Note that misclassification of employees may also present concerns for purchasers in asset sales. Buyers of substantially all of the assets of a mortgage company (or a significant portion thereof) should be aware of the potential for successor liability in employment actions because courts have held transferees in asset sales liable for employee misclassification claims under the FLSA and similar state laws.5

Non-Voting Stock and Change of Control Approvals

It may be surprising to learn that the acquisition of non-voting stock or non-voting equity interest investments also may require “change of control” approval as it relates to Ginnie Mae, Fannie Mae, Freddie Mac and certain state mortgage finance licensing laws and may require personal disclosures of the ultimate indirect owners of the licensee. The determination of whether the change of control provisions apply may be based on the form of organization of the licensee or entities in the chain of ownership.

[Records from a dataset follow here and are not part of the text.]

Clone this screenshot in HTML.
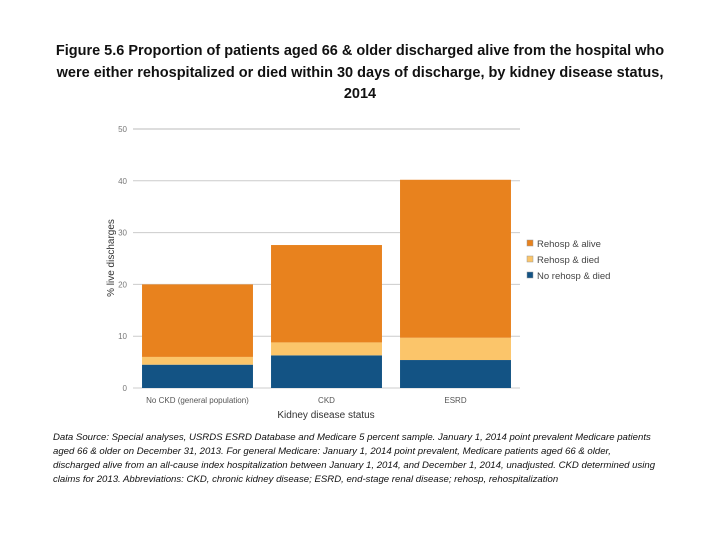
<!DOCTYPE html>
<html><head><meta charset="utf-8"><style>
body{margin:0;width:720px;height:540px;background:#fff;font-family:"Liberation Sans",sans-serif;position:relative;overflow:hidden}
#title{position:absolute;left:0;top:41px;width:720px;text-align:center;font-weight:bold;font-size:14.5px;line-height:21.5px;color:#111}
#note{position:absolute;left:53px;top:431px;width:660px;font-style:italic;font-size:9.6px;line-height:14px;color:#111;white-space:nowrap}
svg{position:absolute;left:0;top:0}
</style></head><body>
<div id="title">Figure 5.6 Proportion of patients aged 66 &amp; older discharged alive from the hospital who<br>were either rehospitalized or died within 30 days of discharge, by kidney disease status,<br>2014</div>
<svg id="c" width="720" height="540"></svg>
<div id="note">Data Source: Special analyses, USRDS ESRD Database and Medicare 5 percent sample. January 1, 2014 point prevalent Medicare patients<br>aged 66 &amp; older on December 31, 2013. For general Medicare: January 1, 2014 point prevalent, Medicare patients aged 66 &amp; older,<br>discharged alive from an all-cause index hospitalization between January 1, 2014, and December 1, 2014, unadjusted. CKD determined using<br>claims for 2013. Abbreviations: CKD, chronic kidney disease; ESRD, end-stage renal disease; rehosp, rehospitalization</div>
<script>
const categories=["No CKD (general population)","CKD","ESRD"];
const noRehospDied=[4.5,6.3,5.4];
const rehospDied=[1.5,2.5,4.3];
const rehospAlive=[14.0,18.8,30.5];
const yTicks=[0,10,20,30,40,50];
const seriesNames=["Rehosp & alive","Rehosp & died","No rehosp & died"];
const NS="http://www.w3.org/2000/svg",svg=document.getElementById('c');
function mk(t,a,p){const e=document.createElementNS(NS,t);for(const k in a)e.setAttribute(k,a[k]);(p||svg).appendChild(e);return e;}
const y0=388,y1=129,xL=133,xR=520;
const y=v=>y0-(v/50)*(y0-y1);
const band=(xR-xL)/categories.length;
const x=i=>xL+band*i+band*0.07;
const bw=band*0.86;
yTicks.forEach(t=>{
 const l=mk('line',{x1:xL,x2:xR,y1:y(t),y2:y(t),stroke:t==50?'#ddd':'#ccc','stroke-width':t==50?2:1});
 
 
 const tx=mk('text',{x:127,y:y(t)+3,'text-anchor':'end','font-size':8,fill:'#777'});tx.textContent=t;
 
 
});
const colors=["#e8821e","#fbc56a","#135384"];
categories.forEach((c,i)=>{
 const segs=[noRehospDied[i],rehospDied[i],rehospAlive[i]];
 const cols=[colors[2],colors[1],colors[0]];
 const names=['no-rehosp-died','rehosp-died','rehosp-alive'];
 let base=0;
 segs.forEach((v,j)=>{
  const r=mk('rect',{x:x(i),y:y(base+v),width:bw,height:y(base)-y(base+v),fill:cols[j]});
  
  
  base+=v;
 });
 const t=mk('text',{x:x(i)+bw/2,y:403,'text-anchor':'middle','font-size':8,fill:'#555'});t.textContent=c;
 
 
});
const xt=mk('text',{x:326,y:418,'text-anchor':'middle','font-size':10,fill:'#333'});xt.textContent='Kidney disease status';


const yt=mk('text',{x:0,y:0,'text-anchor':'middle','font-size':10,fill:'#333',transform:'translate(114,258) rotate(-90)'});yt.textContent='% live discharges';


seriesNames.forEach((n,j)=>{
 const g=mk('g',{});
 
 
 mk('rect',{x:527,y:240+j*16,width:6,height:6,fill:colors[j],stroke:'#999','stroke-width':0.5},g);
 const t=mk('text',{x:537,y:247+j*16,'font-size':9.5,fill:'#444'},g);t.textContent=n;
});
</script>
</body></html>
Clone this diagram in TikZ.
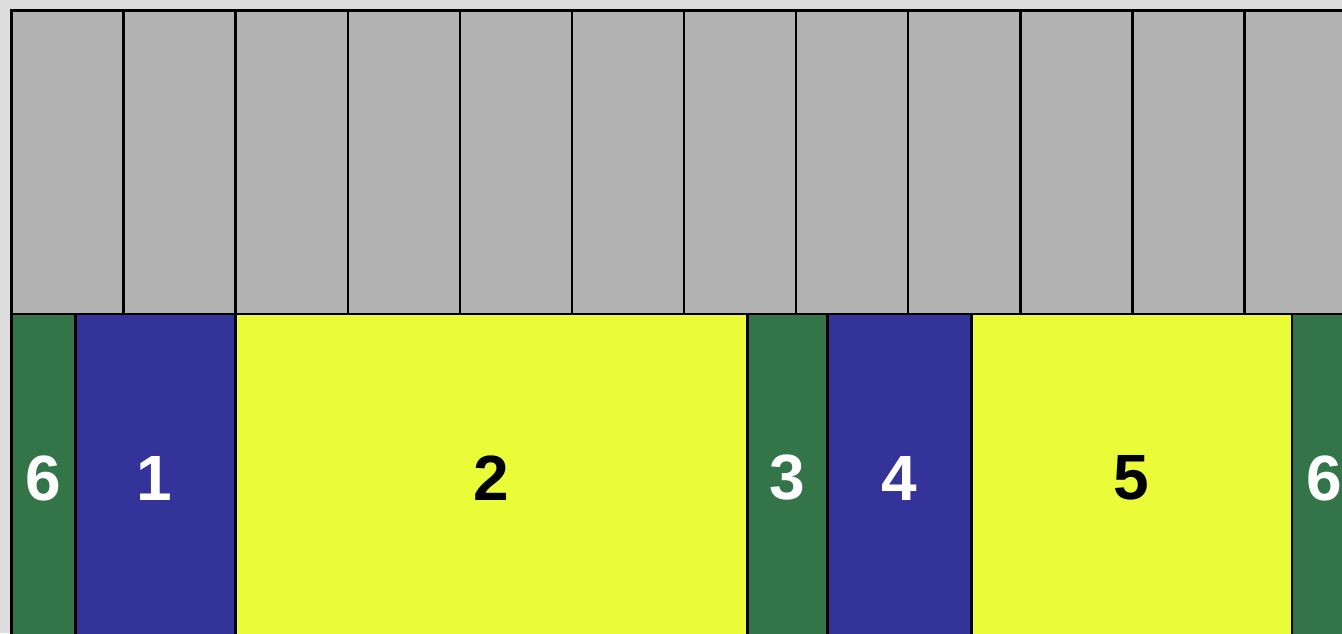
\documentclass[tikz,border=0pt]{standalone}
\usepackage{fontspec}
\setmainfont{Liberation Sans}
\definecolor{bgc}{HTML}{DDDDDD}
\definecolor{cellgray}{HTML}{B3B3B3}
\definecolor{cgreen}{HTML}{337548}
\definecolor{cblue}{HTML}{333399}
\definecolor{cyellow}{HTML}{EAFC38}
\tikzset{
  cell/.style={draw=black, line width=2.5pt},
  lbl/.style={font=\fontsize{64}{64}\selectfont\bfseries, inner sep=0pt, anchor=center},
}
\begin{document}
\begin{tikzpicture}[x=1pt,y=-1pt]
\useasboundingbox (0,0) rectangle (1342,633);
\clip (0,0) rectangle (1342,633);
\fill[bgc] (0,0) rectangle (1342,633);
% top grey cells
\foreach \i in {0,...,11} {
  \pgfmathsetmacro{\xa}{11.5+112.09*\i}
  \pgfmathsetmacro{\xb}{11.5+112.09*(\i+1)}
  \filldraw[cell, fill=cellgray] (\xa,10.5) rectangle (\xb,314);
}
% bottom cells
\filldraw[cell, fill=cgreen] (11.5,314) rectangle (75.5,660);
\filldraw[cell, fill=cblue] (75.5,314) rectangle (235.5,660);
\filldraw[cell, fill=cyellow] (235.5,314) rectangle (747.7,660);
\filldraw[cell, fill=cgreen] (747.7,314) rectangle (827.7,660);
\filldraw[cell, fill=cblue] (827.7,314) rectangle (971.7,660);
\filldraw[cell, fill=cyellow] (971.7,314) rectangle (1292,660);
\filldraw[cell, fill=cgreen] (1292,314) rectangle (1356,660);
% labels
\node[lbl, text=white] (l6a) at (43,478) {6};
\node[lbl, text=white] (l1) at (154,478) {1};
\node[lbl, text=black] (l2) at (491.5,478) {2};
\node[lbl, text=white] (l3) at (787.5,478) {3};
\node[lbl, text=white] (l4) at (899.5,478) {4};
\node[lbl, text=black] (l5) at (1131.5,478) {5};
\node[lbl, text=white] (l6b) at (1324,478) {6};
\end{tikzpicture}
\end{document}
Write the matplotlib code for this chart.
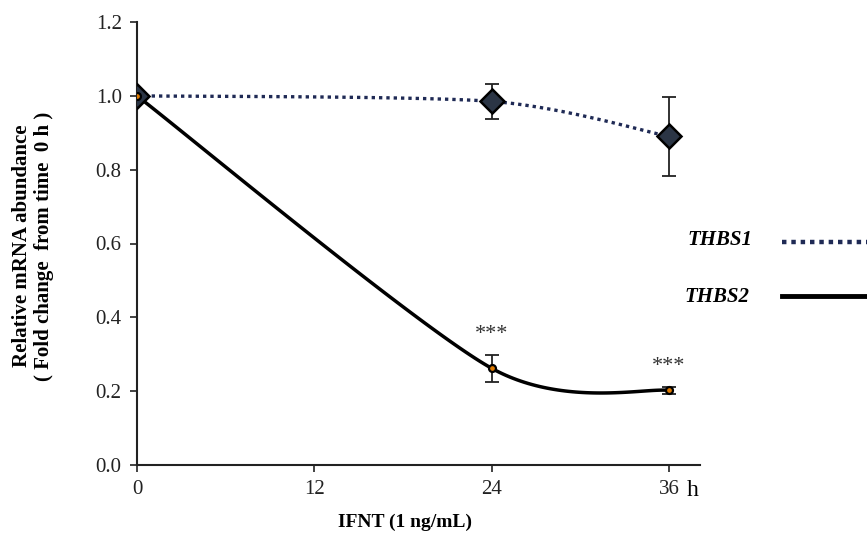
import numpy as np
import matplotlib
matplotlib.use("Agg")
import matplotlib.pyplot as plt

hours = [0, 24, 36]
thbs1 = [1.0, 0.985, 0.89]
thbs1_err = [0.0, 0.047, 0.108]
thbs2 = [1.0, 0.262, 0.202]
thbs2_err = [0.0, 0.036, 0.010]
stars = ["", "***", "***"]


def smooth(x, y, n=60, k=0.4):
    # cardinal spline, roughly what a spreadsheet "smoothed line" does
    x = np.asarray(x, float)
    y = np.asarray(y, float)
    px = np.concatenate([[x[0]], x, [x[-1]]])
    py = np.concatenate([[y[0]], y, [y[-1]]])
    t = np.linspace(0, 1, n)
    h00 = 2 * t ** 3 - 3 * t ** 2 + 1
    h10 = t ** 3 - 2 * t ** 2 + t
    h01 = -2 * t ** 3 + 3 * t ** 2
    h11 = t ** 3 - t ** 2
    xs, ys = [], []
    for i in range(1, len(px) - 2):
        for p, out in ((px, xs), (py, ys)):
            m1 = k * (p[i + 1] - p[i - 1])
            m2 = k * (p[i + 2] - p[i])
            out.extend(h00 * p[i] + h10 * m1 + h01 * p[i + 1] + h11 * m2)
    return np.array(xs), np.array(ys)


plt.rcParams['font.family'] = ['Liberation Serif', 'DejaVu Serif']

fig = plt.figure(figsize=(8.67, 5.43), dpi=100)
ax = fig.add_axes([137 / 867, 1 - 465 / 543, (700 - 137) / 867, (465 - 22) / 543])

sx, sy = smooth(hours, thbs1)
ax.plot(sx, sy, color='#1f2a55', lw=2.4, ls=(0, (1, 1.2)), zorder=2)
sx, sy = smooth(hours, thbs2)
ax.plot(sx, sy, color='black', lw=2.5, zorder=3)

ax.errorbar(hours, thbs1, yerr=thbs1_err, fmt='none', ecolor='#222222', elinewidth=1.3,
            capsize=5, capthick=1.3, zorder=4)
ax.errorbar(hours, thbs2, yerr=thbs2_err, fmt='none', ecolor='#222222', elinewidth=1.3,
            capsize=5, capthick=1.3, zorder=4)
ax.plot(hours, thbs1, ls='none', marker='D', ms=12, mfc='#2b3545', mec='black', mew=1.8,
        zorder=5)
ax.plot(hours, thbs2, ls='none', marker='o', ms=5, mfc='#e07b00', mec='black', mew=1.6,
        zorder=6)

for x, y, e, s in zip(hours, thbs2, thbs2_err, stars):
    if s:
        ax.text(x, y + e + 0.03, s, ha='center', va='bottom', fontsize=16, color='#333333')

ax.set_xlim(0, 38.1)
ax.set_ylim(0, 1.2)
ax.set_xticks([0, 12, 24, 36])
ax.set_yticks(np.arange(0, 1.21, 0.2))
ax.yaxis.set_major_formatter(matplotlib.ticker.FormatStrFormatter('%.1f'))
ax.tick_params(direction='out', length=5, width=1.2, labelsize=15, colors='#222222',
               pad=6)
for side in ['top', 'right']:
    ax.spines[side].set_visible(False)
for side in ['left', 'bottom']:
    ax.spines[side].set_linewidth(1.5)
    ax.spines[side].set_color('#222222')

fig.text(687 / 867, 1 - 491 / 543, 'h', fontsize=17, ha='left', va='center')
fig.text(405 / 867, 1 - 522 / 543, 'IFNT (1 ng/mL)', fontsize=14, fontweight='bold',
         ha='center', va='center')
fig.text(33 / 867, 1 - 246 / 543, 'Relative mRNA abundance\n( Fold change  from time  0 h )',
         fontsize=15, fontweight='bold', rotation=90, ha='center', va='center',
         linespacing=1.1)

# legend drawn at the right edge
fig.text(752 / 867, 1 - 240 / 543, 'THBS1', fontsize=15, fontweight='bold', style='italic',
         ha='right', va='center')
fig.text(749 / 867, 1 - 297 / 543, 'THBS2', fontsize=15, fontweight='bold', style='italic',
         ha='right', va='center')
fig.add_artist(matplotlib.lines.Line2D([782 / 867, 1.0], [1 - 242 / 543, 1 - 242 / 543],
                                       color='#1f2a55', lw=3.2, ls=(0, (1, 1.1))))
fig.add_artist(matplotlib.lines.Line2D([782 / 867, 1.0], [1 - 296 / 543, 1 - 296 / 543],
                                       color='black', lw=3.5))

fig.savefig('out.png', dpi=100)
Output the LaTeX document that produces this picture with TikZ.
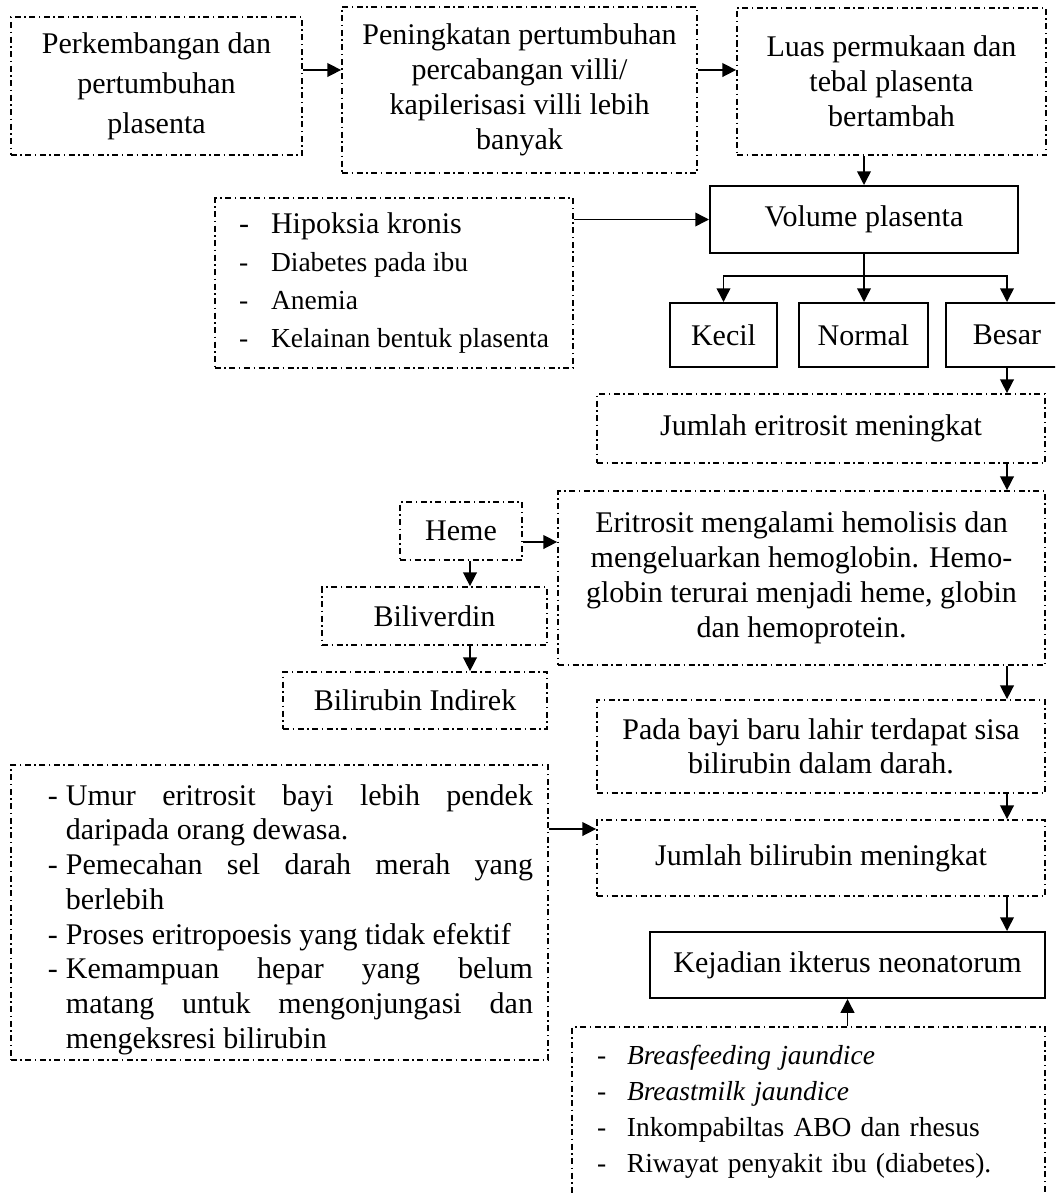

Debt structures also may warrant change of control analysis depending on the extent of the debt holder’s ability to exercise control over, or direct the management or policies of, the licensee.

Some states require approvals for any change of 10% or more in the direct or indirect ownership of a licensee, including in connection with preferred, non-voting interests. Other states draw the line at a change of 25% or more in the indirect or direct ownership of the licensee. Some states further require personal disclosures (e.g., personal financial statements, fingerprints, etc.) from any individuals holding more than the requisite threshold of indirect ownership interests of the licensee and/or of an entity seeking to acquire an interest in a licensee. Some states exempt public shareholders up the ownership chain.

Personal disclosures may be burdensome and intrusive, so buyers and their investors may carefully consider what information is required to be disclosed and by whom. Hedge funds, strategic investors, and private entity firms should analyze this issue carefully because their principals may be required to make such disclosures. Licensing counsel should help navigate the change-of-control analysis and consider whether disclosures will be required based on the form of investment proposed, the organizational charts of both buyer and seller and the state licensees held by the licensee. Similarly, sellers should carefully evaluate whether the proposed ownership structure poses transition risk in the event that certain of a potential buyer’s direct or indirect owners may be hesitant to provide personal disclosures, which could delay or adversely impact the issuance of state approvals necessary to proceed with the transaction.

Conclusion

Mayer Brown’s mortgage M&A lawyers navigate these and other material issues on a daily basis. We look for creative solutions to help clients achieve successful transaction outcomes while mitigating risk. We look forward to working with you on your next mortgage M&A deal.

 


 

1 29 C.F.R. Part 541.

2 https://www.dol.gov/agencies/whd/opinion-letters/administrator-interpretation/flsa/2010-1

3 29 U.S.C. 213(a)(1).

4 Cal. Lab. Code.

5 See, Teed v. Thomas & Betts Power Solutions, 711 F.3d 763, 764 (7th Cir. 2013).